Cream Cheese Frosting

  • 1 1/2 lb (680g) cream cheese at room temperature
  • 1 1/2 cups (330g) unsalted butter at room temperature
  • 2 tsp vanilla extract
  • 1/4 tsp lemon extract optional
  • 2 tsp freshly squeezed lemon juice
  • 5 cups (600g) confectioners' sugar
  • 2 tbsp Lyle's Golden Syrup see note, optional

Instructions

Red Velvet Cake

  • Preheat the oven to 350°F / 175°C. Generously grease three 8-inch / 20cm cake pans, then line them with greased parchment paper.
  • In a stand mixer fitted with the paddle attachment, cream the butter on medium-high speed until creamy and smooth, about 1 minute.
  • Turn the mixer speed to medium; add the oil, sugar, and vanilla; and beat for about 5 minutes, until the mixture is light in color and about double the volume. Add the food coloring and continue beating, until the batter is a uniform color.
  • Turn the speed to medium-low and add the eggs and egg yolks, one at a time, mixing each until incorporated before adding the next. Scrape the bowl after each addition.
  • In a separate bowl, whisk together the flour, cocoa powder, baking powder, and salt until well combined.
  • Add one-third of the flour mixture to the butter mixture, mixing on low speed until combined. Add half of the buttermilk, mixing until incorporated. Repeat with another one-third flour, the remaining buttermilk, and then finish with the final one-third flour, scraping the bowl and paddle after each addition.
  • Pour the batter into prepared pans and spread evenly using a small offset spatula. Gently tap the pans on the counter several times to release excess air bubbles.
  • Bake until a tester comes out clean, 25-30 minutes. Let the cakes cool in the pans for 15 minutes and then transfer to a wire rack to cool completely.
  • Remove the parchment paper and place one cake layer on a serving plate.
  • Using an offset spatula, spread a 1/4-inch / 6mm-thick layer of the frosting over the cake, making sure it goes all the way to the edge.
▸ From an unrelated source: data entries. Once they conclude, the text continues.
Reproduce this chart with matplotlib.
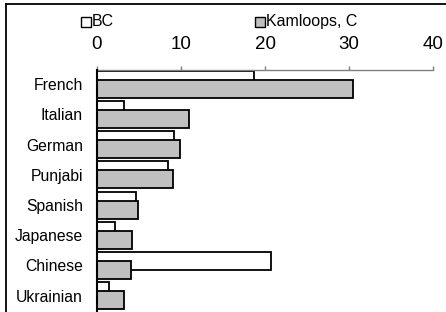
import matplotlib
matplotlib.use("Agg")
import matplotlib.pyplot as plt
from matplotlib.patches import Rectangle
from matplotlib.lines import Line2D
import numpy as np

plt.rcParams['font.family'] = ['Liberation Sans', 'DejaVu Sans']

languages = ["French", "Italian", "German", "Punjabi", "Spanish", "Japanese", "Chinese", "Ukrainian"]
bc = [18.7, 3.2, 9.2, 8.4, 4.7, 2.1, 20.7, 1.4]
kamloops = [30.5, 11.0, 9.9, 9.0, 4.9, 4.2, 4.1, 3.2]
series_names = ["BC", "Kamloops, C"]
xticks = [0, 10, 20, 30, 40]

W, H = 446, 312
fig = plt.figure(figsize=(W/100, H/100), dpi=100)
fig.patch.set_facecolor("white")

# axes: x=0 at px 97, x=40 at px 433, top axis line at px 70, runs off the bottom
ax = fig.add_axes([97/W, 0, (433-97)/W, (312-70)/H])
y = np.arange(len(languages))
ax.barh(y-0.149, bc, height=0.596, color="white", edgecolor="black", lw=1.3, zorder=2)
ax.barh(y+0.149, kamloops, height=0.596, color="#c0c0c0", edgecolor="black", lw=1.3, zorder=3)
ax.set_xlim(0, 40)
ax.set_ylim(7.54, -0.473)

ax.xaxis.tick_top()
ax.set_xticks(xticks)
ax.tick_params(axis="x", direction="out", length=3, width=1, color="#808080",
               labelsize=13.5, pad=9.5)
ax.set_yticks(y)
ax.set_yticklabels(languages)
ax.tick_params(axis="y", length=0, labelsize=11.3, pad=10)
for s in ["right", "bottom"]:
    ax.spines[s].set_visible(False)
ax.spines["top"].set_color("#808080")
ax.spines["top"].set_linewidth(1)
ax.spines["left"].set_color("black")
ax.spines["left"].set_linewidth(1.5)
ax.spines["left"].set_zorder(5)

# legend drawn by hand above the ticks
fc = ["white", "#c0c0c0"]
lx = [81, 255]
for name, c, x0 in zip(series_names, fc, lx):
    fig.patches.append(Rectangle((x0/W, 1-26.5/H), 9.5/W, 9.5/H, transform=fig.transFigure,
                                 facecolor=c, edgecolor="black", lw=1))
    fig.text((x0+11)/W, 1-21.5/H, name, fontsize=11.5, va="center", ha="left")

# outer frame (top and left edges visible)
fig.add_artist(Line2D([5.5/W, 1], [1-4/H, 1-4/H], color="black", lw=1.3, transform=fig.transFigure))
fig.add_artist(Line2D([5.5/W, 5.5/W], [0, 1-4/H], color="black", lw=1.3, transform=fig.transFigure))

fig.savefig("out.png", dpi=100, facecolor="white")
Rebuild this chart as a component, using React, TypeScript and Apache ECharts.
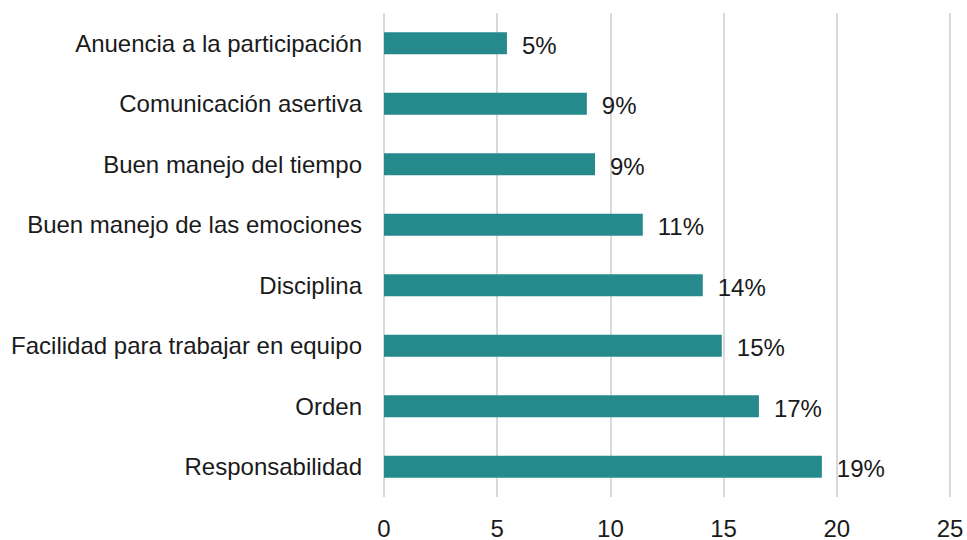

Place the next cake over the frosting and top with another layer of frosting. Repeat with the last cake. If desired, at this point, you could crumb-coat the cake.
  • Decorate the cake with a smooth layer of the remaining frosting.
  • Serve the cake immediately or store in the refrigerator, covered, for up to 24 hours. If refrigerated, bring the cake to room temperature before serving.

Cream Cheese Frosting

  • In the bowl of a stand mixer fitted with the paddle attachment, beat the cream cheese on low speed until it's smooth and there are no lumps. Scrape down the bowl and paddle often.
  • Add the butter to the cream cheese and continue mixing until smooth, scraping often. You want to make sure none of the cream cheese or butter is sticking in the paddle, or it may end up creating lumps. Mix in the vanilla, lemon extract (if using), and lemon juice.
  • Slowly add the confectioners' sugar and then the golden syrup (if using) and continue mixing until smooth.
  • If the frosting is thin and soft, you may want to chill it to give it more body and allow you to fill and decorate with more ease. Just cover the bowl and refrigerate until the frosting is firm, up to 24 hours, then return to the stand mixer fitted with the paddle attachment and mix on low speed until smooth. Use immediately.

Notes

Golden syrup is like a light caramel but not as overpowering a flavor; it just adds a nuance that is exquisite. Golden syrup is a staple in most British kitchens, but if you happen to find it in your own grocery in the United States, give it a try.